Keith: you're probably jet-lagged from the leap second. It's okay--your body will eventually adjust to the shift, unless you're one of the less than one-half-of-one-percent of human beings who cannot acclimate to the one-second delay and spontaneously explode into a cloud of tachyons that travels back to the beginning of the universe at a speed greater than c. But the odds are you'll adjust.

At least, that's what I'd tell people if I was hung over. :-D

rbird Thursday, January 1, 2009 at 7:13:00 PM EST  

Happy New Year! Reading your entry made me immediately think of Roland Barthe's work. He was hugely influential to me in my grad school work, and if you are really wanting some intellectual masturbation, read his collection, Mythologies.
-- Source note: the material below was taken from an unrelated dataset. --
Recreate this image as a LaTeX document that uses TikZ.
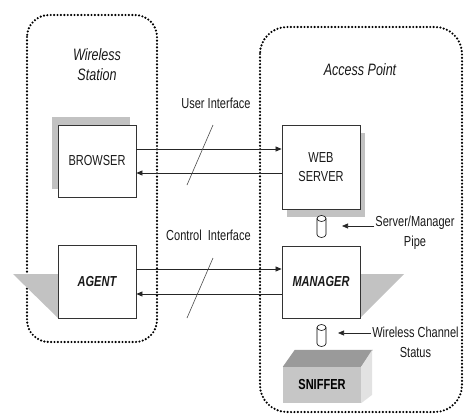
\documentclass[tikz,border=0pt]{standalone}
\usepackage{fontspec}
\setmainfont{Liberation Sans}[FakeStretch=0.76]
\usetikzlibrary{arrows.meta,shadows}

\definecolor{shadowgray}{HTML}{C2C2C2}
\definecolor{boxtop}{HTML}{9A9A9A}
\definecolor{boxfront}{HTML}{C6C6C6}
\definecolor{boxside}{HTML}{E2E2E2}

\tikzset{
  zone/.style={line width=2.4pt, dash pattern=on 0pt off 3.4pt, line cap=round, rounded corners=22pt},
  block/.style={draw=black!80, line width=0.8pt, fill=white, minimum width=78pt, align=center,
    inner sep=0pt, text=black!90},
  lbl/.style={align=center, inner sep=1pt, text=black!90},
  title/.style={lbl, font=\fontsize{16.5}{20}\selectfont\itshape},
  flow/.style={line width=0.7pt, draw=black!85, -{Triangle[length=6pt,width=5pt]}},
  note/.style={line width=0.7pt, draw=black!85, -{Triangle[length=6pt,width=5pt]}},
  tick/.style={line width=0.6pt, draw=black!70},
  pipe/.pic={
    \draw[line width=0.6pt, fill=white] (-4.5,-8) -- (-4.5,8)
      arc[start angle=180, end angle=0, x radius=4.5, y radius=3] -- (4.5,-8)
      arc[start angle=0, end angle=-180, x radius=4.5, y radius=3] -- cycle;
    \draw[line width=0.6pt] (-4.5,-8) arc[start angle=180, end angle=0, x radius=4.5, y radius=3];
  }
}

\begin{document}
\begin{tikzpicture}[x=1pt, y=-1pt, font=\fontsize{14.5}{19.5}\selectfont]
  \useasboundingbox (0,0) rectangle (464,415);

  % Dotted zones
  \draw[zone] (27,15) rectangle (157,342);
  \draw[zone, rounded corners=27pt] (260,27) rectangle (462,412);

  % Zone titles
  \node[title] (wsname) at (97,65) {Wireless\\Station};
  \node[title] (apname) at (360,70) {Access Point};

  % Blocks
  \node[block, minimum height=72pt,
    drop shadow={shadow xshift=-6pt, shadow yshift=8pt, fill=shadowgray, opacity=1}]
    (browser) at (97,161) {BROWSER};
  \node[block, minimum height=84pt,
    drop shadow={shadow xshift=5pt, shadow yshift=-8pt, fill=shadowgray, opacity=1}]
    (webserver) at (321,167) {WEB\\SERVER};

  % Triangular shadows
  \fill[shadowgray] (13,274) -- (58,274) -- (58,318) -- cycle;
  \fill[shadowgray] (360,274) -- (404,274) -- (360,318) -- cycle;

  \node[block, minimum height=73pt, font=\fontsize{14.5}{19.5}\selectfont\bfseries\itshape]
    (agent) at (97,281.5) {AGENT};
  \node[block, minimum height=72pt, font=\fontsize{14.5}{19.5}\selectfont\bfseries\itshape]
    (manager) at (321,282) {MANAGER};

  % Sniffer box
  \node[fill=boxfront, minimum width=78pt, minimum height=36pt, inner sep=0pt,
    font=\fontsize{14.5}{19.5}\selectfont\bfseries] (sniffer) at (322,385) {SNIFFER};
  \fill[boxtop] (sniffer.north west) -- ++(12,-17) -- ++(78,0) -- (sniffer.north east) -- cycle;
  \fill[boxside] (sniffer.north east) -- ++(11,-17) -- ++(0,45) -- (sniffer.south east) -- cycle;

  % Pipes
  \pic (srvpipe) at (321.5,226.5) {pipe};
  \pic (chanpipe) at (321.5,335.5) {pipe};

  % Interfaces
  \node[lbl] (uilabel) at (216,103) {User Interface};
  \node[lbl] (cilabel) at (208.5,235) {Control\ \ Interface};

  \draw[flow] (browser.east |- 0,149) -- (webserver.west |- 0,149);
  \draw[flow] (webserver.west |- 0,173) -- (browser.east |- 0,173);
  \draw[flow] (agent.east |- 0,269) -- (manager.west |- 0,269);
  \draw[flow] (manager.west |- 0,294) -- (agent.east |- 0,294);

  \draw[tick] (187,185) -- (213,125);
  \draw[tick] (187,318) -- (213,258);

  % Notes
  \node[lbl] (pipelabel) at (415,232.5) {Server/Manager\\Pipe};
  \node[lbl] (chanlabel) at (415.5,342.5) {Wireless Channel\\Status};
  \coordinate (pipetip) at (342,226);
  \coordinate (chantip) at (338,333);
  \draw[note] (pipelabel.west |- pipetip) -- (pipetip);
  \draw[note] (chanlabel.west |- chantip) -- (chantip);
\end{tikzpicture}
\end{document}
Or read this: http://en.wikipedia.org/wiki/Roland_Barthes

There is even a section on his interest in photography that I think you will find particularly interesting. "Many of his monthly myth articles in the 50s had attempted to show how a photographic image could represent implied meanings and thus be used by bourgeois culture to infer ‘naturalistic truths’."

Keith Wilson Thursday, January 1, 2009 at 7:31:00 PM EST  

Thanks Eric, I thought it was the Scotch. Hey, now I know how to spell tachyons That should come in handy somewhere.

Random Michelle K Thursday, January 1, 2009 at 7:36:00 PM EST  

Eric, re. tanky boy, I think I now officially love you.

In a totally okay with my husband kind of way.